### YOUR TASK:
Every entry must be repeated exactly. Exclude all pictures.
===== RECORDS FOR THIS TASK
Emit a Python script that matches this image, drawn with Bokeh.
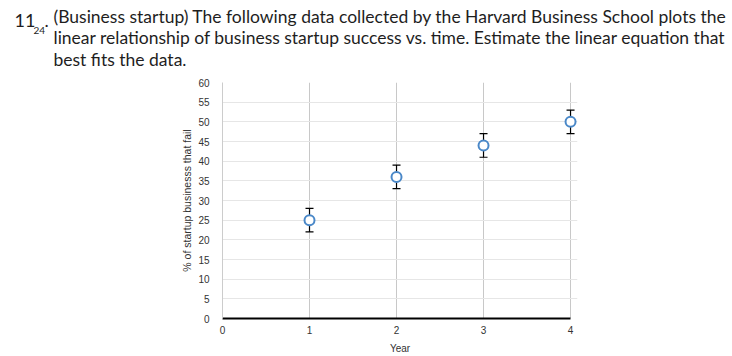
from bokeh.plotting import figure
from bokeh.models import ColumnDataSource, Whisker, Label, FixedTicker, Range1d, TeeHead
from bokeh.layouts import column
from bokeh.embed import file_html
from bokeh.resources import INLINE

years = [1, 2, 3, 4]
pct_fail = [25, 36, 44, 50]
err = [3, 3, 3, 3]
y_ticks = list(range(0, 61, 5))
x_ticks = [0, 1, 2, 3, 4]

title_lines = [
    "(Business startup) The following data collected by the Harvard Business School plots the",
    "linear relationship of business startup success vs. time. Estimate the linear equation that",
    "best fits the data.",
]

src = ColumnDataSource(dict(
    x=years, y=pct_fail,
    lo=[v - e for v, e in zip(pct_fail, err)],
    hi=[v + e for v, e in zip(pct_fail, err)],
))

W = 730
TH = 74
# ---- title figure (pixel-like data coordinates, y downwards)
t = figure(width=W, height=TH, output_backend="svg", toolbar_location=None,
           x_range=Range1d(0, W), y_range=Range1d(TH, 0),
           min_border=0, outline_line_color=None, frame_align=False)
t.axis.visible = False
t.grid.visible = False
font = "Lato"
col = "#1e1e1e"
t.add_layout(Label(x=14, y=26, text="11", text_font=font, text_font_size="18px", text_color=col))
t.add_layout(Label(x=33, y=33, text="24", text_font=font, text_font_size="10px", text_color=col))
t.add_layout(Label(x=44, y=26, text=".", text_font=font, text_font_size="18px", text_color=col))
for i, line in enumerate(title_lines):
    t.add_layout(Label(x=53, y=26 + 21.5 * i, text=line, text_font=font,
                       text_font_size="17.5px", text_color=col))

# ---- chart figure
H = 282
XMAX = 4.08          # a little room so the last marker is not clipped
FW = round(348 * XMAX / 4)
p = figure(width=W, height=H, output_backend="svg", toolbar_location=None,
           x_range=Range1d(0, XMAX), y_range=Range1d(0, 60),
           min_border_left=222, min_border_right=W - 222 - FW,
           min_border_top=8, min_border_bottom=H - 8 - 236, frame_align=False)
p.outline_line_color = None

for ax in (p.xaxis[0], p.yaxis[0]):
    ax.major_tick_line_color = None
    ax.minor_tick_line_color = None
    ax.major_label_text_font = "Liberation Sans"
    ax.major_label_text_font_size = "10px"
    ax.major_label_text_color = "#333333"
    ax.axis_label_text_font = "Liberation Sans"
    ax.axis_label_text_font_style = "normal"
    ax.axis_label_text_color = "#333333"

p.xaxis.ticker = FixedTicker(ticks=x_ticks)
p.yaxis.ticker = FixedTicker(ticks=y_ticks)
p.xaxis.bounds = (0, 4)
p.xaxis.axis_line_color = "black"
p.xaxis.axis_line_width = 2
p.xaxis.major_label_standoff = 1
p.xaxis.axis_label = "Year"
p.xaxis.axis_label_text_font_size = "10px"
p.xaxis.axis_label_standoff = 6
p.yaxis.axis_line_color = "#cccccc"
p.yaxis.major_label_standoff = 7
p.yaxis.axis_label = "% of startup businesss that fail"
p.yaxis.axis_label_text_font_size = "10.5px"
p.yaxis.axis_label_standoff = 2

p.xgrid.ticker = FixedTicker(ticks=[1, 2, 3, 4])
p.xgrid.grid_line_color = "#c8c8c8"
p.ygrid.grid_line_color = "#e6e6e6"
p.ygrid.bounds = (0, 4)

p.add_layout(Whisker(source=src, base="x", lower="lo", upper="hi",
                     line_color="black", line_width=1.2,
                     upper_head=TeeHead(size=8, line_color="black", line_width=1.2),
                     lower_head=TeeHead(size=8, line_color="black", line_width=1.2)))
p.scatter("x", "y", source=src, size=10, fill_color="white", line_color="#4a88c8", line_width=2)

layout = column(t, p, spacing=0)
open("out.html", "w").write(file_html(layout, INLINE))
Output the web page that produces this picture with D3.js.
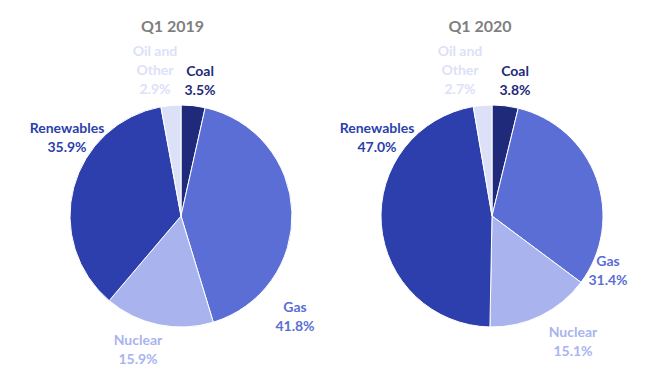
==========
### ANSWER TO THE EXERCISE:
Emit a Python script that matches this image, drawn with Bokeh.
from bokeh.plotting import figure
from bokeh.models import ColumnDataSource, Whisker, Label, FixedTicker, Range1d, TeeHead
from bokeh.layouts import column
from bokeh.embed import file_html
from bokeh.resources import INLINE

years = [1, 2, 3, 4]
pct_fail = [25, 36, 44, 50]
err = [3, 3, 3, 3]
y_ticks = list(range(0, 61, 5))
x_ticks = [0, 1, 2, 3, 4]

title_lines = [
    "(Business startup) The following data collected by the Harvard Business School plots the",
    "linear relationship of business startup success vs. time. Estimate the linear equation that",
    "best fits the data.",
]

src = ColumnDataSource(dict(
    x=years, y=pct_fail,
    lo=[v - e for v, e in zip(pct_fail, err)],
    hi=[v + e for v, e in zip(pct_fail, err)],
))

W = 730
TH = 74
# ---- title figure (pixel-like data coordinates, y downwards)
t = figure(width=W, height=TH, output_backend="svg", toolbar_location=None,
           x_range=Range1d(0, W), y_range=Range1d(TH, 0),
           min_border=0, outline_line_color=None, frame_align=False)
t.axis.visible = False
t.grid.visible = False
font = "Lato"
col = "#1e1e1e"
t.add_layout(Label(x=14, y=26, text="11", text_font=font, text_font_size="18px", text_color=col))
t.add_layout(Label(x=33, y=33, text="24", text_font=font, text_font_size="10px", text_color=col))
t.add_layout(Label(x=44, y=26, text=".", text_font=font, text_font_size="18px", text_color=col))
for i, line in enumerate(title_lines):
    t.add_layout(Label(x=53, y=26 + 21.5 * i, text=line, text_font=font,
                       text_font_size="17.5px", text_color=col))

# ---- chart figure
H = 282
XMAX = 4.08          # a little room so the last marker is not clipped
FW = round(348 * XMAX / 4)
p = figure(width=W, height=H, output_backend="svg", toolbar_location=None,
           x_range=Range1d(0, XMAX), y_range=Range1d(0, 60),
           min_border_left=222, min_border_right=W - 222 - FW,
           min_border_top=8, min_border_bottom=H - 8 - 236, frame_align=False)
p.outline_line_color = None

for ax in (p.xaxis[0], p.yaxis[0]):
    ax.major_tick_line_color = None
    ax.minor_tick_line_color = None
    ax.major_label_text_font = "Liberation Sans"
    ax.major_label_text_font_size = "10px"
    ax.major_label_text_color = "#333333"
    ax.axis_label_text_font = "Liberation Sans"
    ax.axis_label_text_font_style = "normal"
    ax.axis_label_text_color = "#333333"

p.xaxis.ticker = FixedTicker(ticks=x_ticks)
p.yaxis.ticker = FixedTicker(ticks=y_ticks)
p.xaxis.bounds = (0, 4)
p.xaxis.axis_line_color = "black"
p.xaxis.axis_line_width = 2
p.xaxis.major_label_standoff = 1
p.xaxis.axis_label = "Year"
p.xaxis.axis_label_text_font_size = "10px"
p.xaxis.axis_label_standoff = 6
p.yaxis.axis_line_color = "#cccccc"
p.yaxis.major_label_standoff = 7
p.yaxis.axis_label = "% of startup businesss that fail"
p.yaxis.axis_label_text_font_size = "10.5px"
p.yaxis.axis_label_standoff = 2

p.xgrid.ticker = FixedTicker(ticks=[1, 2, 3, 4])
p.xgrid.grid_line_color = "#c8c8c8"
p.ygrid.grid_line_color = "#e6e6e6"
p.ygrid.bounds = (0, 4)

p.add_layout(Whisker(source=src, base="x", lower="lo", upper="hi",
                     line_color="black", line_width=1.2,
                     upper_head=TeeHead(size=8, line_color="black", line_width=1.2),
                     lower_head=TeeHead(size=8, line_color="black", line_width=1.2)))
p.scatter("x", "y", source=src, size=10, fill_color="white", line_color="#4a88c8", line_width=2)

layout = column(t, p, spacing=0)
open("out.html", "w").write(file_html(layout, INLINE))
Output the web page that produces this picture with D3.js.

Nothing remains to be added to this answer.